Try these ten tips on for size!
1. Don’t let your child go it alone.
At every age, your child needs your involvement in the writing process, not just to give editing feedback, but to instruct and model. Like teaching your child to wash the car, crochet a hat, or clean the hamster cage, you’ll need to remain involved until she is confidently and successfully progressing.
2. Give guidelines for the assignment.
What’s one of the most frustrating assignments you can give a struggling writer? Believe it or not, it’s asking her to “write about whatever she wants.” While it seems that this should inspire her, it can actually shut down her creativity altogether.
Why? Because without guidelines, she feels like she’s been tossed into a vast ocean and told to swim for shore! Instead, provide clear instructions and lesson boundaries, which make her feel more secure.
3. Offer choices.
An unmotivated student may benefit from having choices, such as deciding between several writing topics or choosing whether to do his writing assignment at his desk or the kitchen table.
4. Plan before writing.
When a student goes off on rabbit trails, he loses focus and ends up with writing that’s awkward or hard to follow. Help him create an outline or use a graphic organizer before he begins so he’s less likely to wander off the path. Work together, modeling the brainstorming process for your child.
Did you know? WriteShop makes homeschool writing less stressful with graphic organizers and other great tools to help students of all ages plan stories and reports with confidence!
Not only that, parent-friendly teacher’s guides show you how to model and teach brainstorming, writing, and editing so your kids become successful writers.
5. Just write!
Though it’s tempting for your student to try to correct everything as he goes, have him finish his rough draft without wrestling with every word, phase, and sentence. That’s what revising is for!
6. Kick perfectionism to the curb.
Perfectionism—personal pressure to “get it right the first time”—is the mother of all stumbling blocks and the key contributor to writer’s block. Don’t get hung up on perfection. Your child can always improve the rough draft. Remember: the creative process isn’t always neat, tidy, and measured, and it’s certainly not perfect!
7. Give your teen frequent essay practice.
Regularly assign essays related to other subjects of study such as literature and history.
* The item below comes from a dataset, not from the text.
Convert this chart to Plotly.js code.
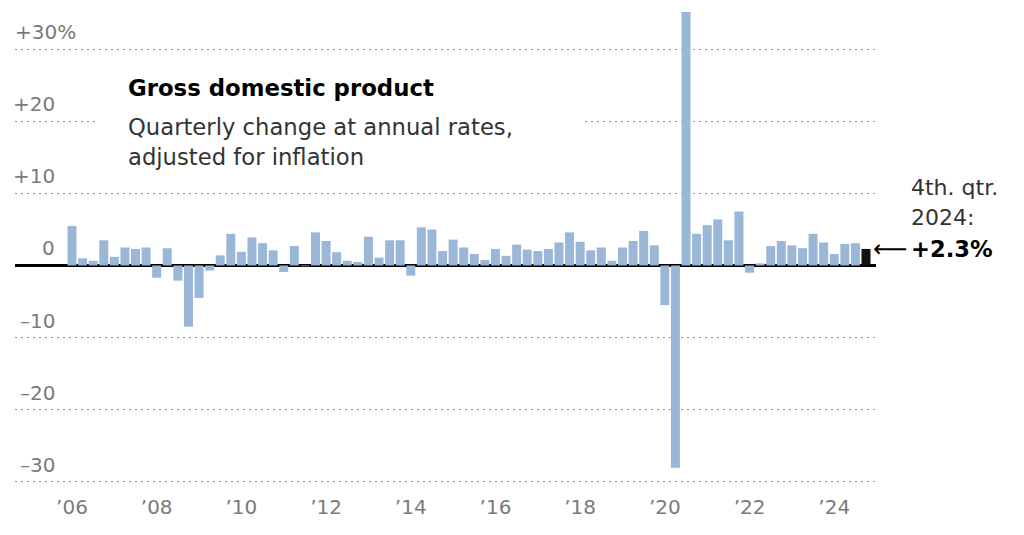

When high schoolers practice often with essay writing of all types—including timed essays—college writing becomes that much less stressful.
8. Give deadlines.
Establish a due date for each writing assignment. When you don’t give a deadline, you imply that your child can put the task off indefinitely. Set a cut-off date and stick to it.
9. Use writing checklists.
Children should begin using a checklist as a guide to help them identify errors in content, style, and mechanics. A checklist makes self-editing more objective by offering specific expectations to meet.
10. Bless your student’s writing efforts.
Before you make a single correction on a paper, affirm your kids by helping them discover what’s right about the story or report, not just what needs fixing.